Compiled by Dick Oakes
Fires - General
Most fire deaths occur in the home. There is a low-cost, easily obtainable device that has proven itself in saving lives: a smoke detector. Deaths from fire in the home have been substantially reduced in communities where smoke detectors are reuired. A smoke detector should be placed as close as possible to the bedrooms. It is also a good idea to install a smoke detector on each level near stairways to the rest of the house. Each member of your family should know what to do if the smoke detector goes off. A little time spent selecting escape routes and practicing what to do may save lives if a fire occurs in your home.
Before a Fire
- Make sure your home (especially basements, garages, and attics) is free of unnecessary combustible materials.
- Know where your main gas and electrical switches are so you can shut them off in an emergency.
- Rememember the three basic ways to put out a fire:
- Take away its fuel.
- Take away its air (smother it).
- Cool it with water or fire-extinguishing chemicals.
- Whichever method you use, act immediaely. Special types of fires require special methods.
- Never use water on an electrical fire. Use only fire extinguishing chemicals specially designed for electrical fires. If you can turn off the electricity, you can then use water or anything else available to smother the fire.
- Oil and grease fires (most of which occur in the kitchen) can be smothered with baking soda, salt, or by putting a lid over the flame, if it is burning in a small pan on the stove.
- Small fires can be controlld with water or fire extinguishers, but don't try to fight a fire that is getting out of control. Get everyone out of the house and call the fire department.
- Most fire departments have free brochures and pamphlets on a variety of safety topics. Contact your local fire department or public safety office for additional information.
- Do not overload extension cords or outlets; an extension cord used to connect an appliance should always be the proper size and capacity for the appliance.
- Do not store flammable liquids inside the home.
- Store gasoline and other flammable liquids in proper containers and in well-ventilated areas.
- Never use gasoline, benzine, naptha, and similar liquids indoors--their fumes will readily ignite from any kind of spark.
- Rags soaked with cleaning fluids or turpentine sometimes catch fire by themselves (this is called spontaneous combustion), and they should be safely discarded after use.
- Do not run wires under carpets or rugs.
- Do not store matches or cigarette lighters where children can get to them.

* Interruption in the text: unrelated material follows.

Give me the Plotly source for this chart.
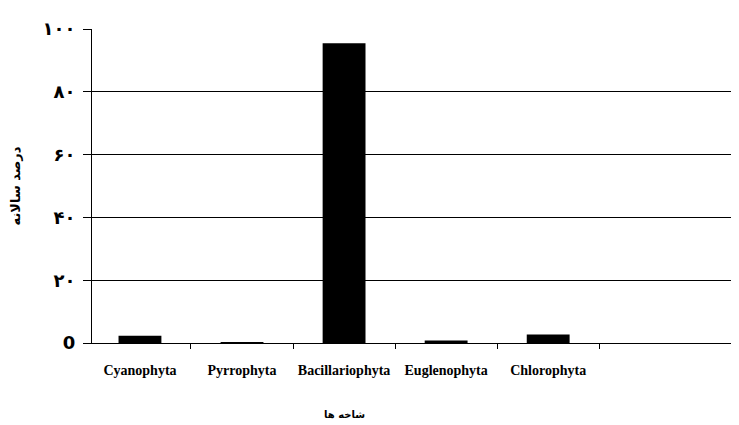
import plotly.graph_objects as go

categories = ["Cyanophyta", "Pyrrophyta", "Bacillariophyta", "Euglenophyta", "Chlorophyta"]
values = [2.3, 0.2, 95.5, 0.8, 2.7]
y_tick_vals = [0, 20, 40, 60, 80, 100]
y_tick_text = ["0", "۲۰", "۴۰", "۶۰", "۸۰", "۱۰۰"]
y_title = "درصد سالانه"
x_title = "شاخه ها"

fig = go.Figure()
fig.add_trace(go.Bar(
    x=categories, y=values,
    marker=dict(color="black", line=dict(color="black", width=0)),
    width=0.42,
))

fig.update_layout(
    width=739, height=425,
    margin=dict(l=84, r=9, t=21, b=90, autoexpand=False),
    paper_bgcolor="white", plot_bgcolor="white",
    showlegend=False,
    font=dict(family="DejaVu Sans", color="black"),
    xaxis=dict(
        type="category",
        automargin=False,
        range=[-0.47, 5.86],
        showgrid=False,
        showline=True, linecolor="black", linewidth=1,
        ticks="outside", tickson="boundaries", ticklen=5, tickcolor="black",
        tickfont=dict(family="Liberation Serif", size=14, color="black", weight="bold"),
        ticklabelstandoff=14,
    ),
    yaxis=dict(
        automargin=False,
        range=[0, 100],
        tickvals=y_tick_vals, ticktext=y_tick_text,
        showgrid=True, gridcolor="black", gridwidth=1,
        showline=True, linecolor="black", linewidth=1,
        zeroline=True, zerolinecolor="black", zerolinewidth=1,
        ticks="outside", ticklen=8, tickcolor="black",
        tickfont=dict(family="DejaVu Sans", size=18, color="black", weight="bold"),
        ticklabelstandoff=4,
        title=dict(text=y_title, font=dict(family="DejaVu Sans", size=13, color="black", weight="bold"), standoff=26),
    ),
    annotations=[dict(
        x=2, y=-0.25, xref="x", yref="paper",
        text=x_title, showarrow=False,
        font=dict(family="DejaVu Sans", size=10, color="black", weight="bold"),
    )],
)

fig.write_html("out.html")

- Do not leave cooking unattended.
- If you smoke, do not smoke in bed or in other positions where you may doze.
- If you smoke, have many large ashtrays in the home.
- If you smoke, never do so while handling flamable liquids.
- Always have two ways out of every room.
- Have fire extinguishers near the kitchen and garage.
- Have escape ladders for all windows higher than eight feet off the ground.
- Install a smoke detector in every bedroom, in every hallway outside of a bedroom, and at least one on every level of the house.
- Test smoke detectors monthly and change batteries in the smoke detectors in the fall when you change your clocks.
- Have furnace, stoves, chimneys, and flues inspected, cleaned, and (if necessary) repaired.
- Always place a screen in front of a fireplace.
- If using a wood-, coal-, or kerosene-burning stove, be sure there is proper ventilation to the outside.
- Make sure there is adequate space around the heater and that the floor and nearby walls are properly insulated.
- When stoves or heaters have an open flame, keep the unit away from walls, furniture, draperies, and other flamable items.
- Store matches in a closed metal container, out of reach of children and heat sources.
- Plan and practice a family fire drill twice a year (day and night), drawing a floor plan of the home, and identifying two ways out of every room.
- Make sure children know what to do if a fire starts.
- Agree on a place to meet outside so no one tries to go back into a burning building to look for someone needlessly.
During a Fire
- Do NOT waste time saving property; leave the house immediately!
- If you are inside and have time, make sure everyone is out.
- Take the safest exit route, but if it's necessary to escape through smoke, remember to crawl low, under the smoke, keep your mouth covered (smoke contains toxic gases that can cause disorientation or worse, overcome you), and get out of the building.
- If you are outside, stay outside.
- Do not return to your home for anything.
- Do not re-enter the building until appropriate authorities have given permission.
- Watch to see that nobody else goes back inside to rescue anything or anyone.
- If you are inside, get out and go to the nearest house or building.
- Call 9-1-1 from a neighbor's home in the event of a fire. Report the address and type of fire. Listen and follow instructions.
- Go to a family meeting place.
- If you are in a closed room or office, do not open the door without first feeling it and the door knob. If it is warm or hot, do not open it, but unlock it to help rescue and fire personnel.
- If you cannot use the door or other means of escape to exit and if there is smoke, use clothes, sheets, etc. to stop the smoke from coming in. Go to the window and yell or blow a whistle.
- If you see someone on fire, use a coat, blanket, etc., but not your bare hands, to smother the flames.
- If possible, turn off the gas and electricity from outside the house.
- In a public building, know two ways out. If you hear a fire alarm, immediately exit the building regardless of what you are doing. Follow the established evacuation instructions.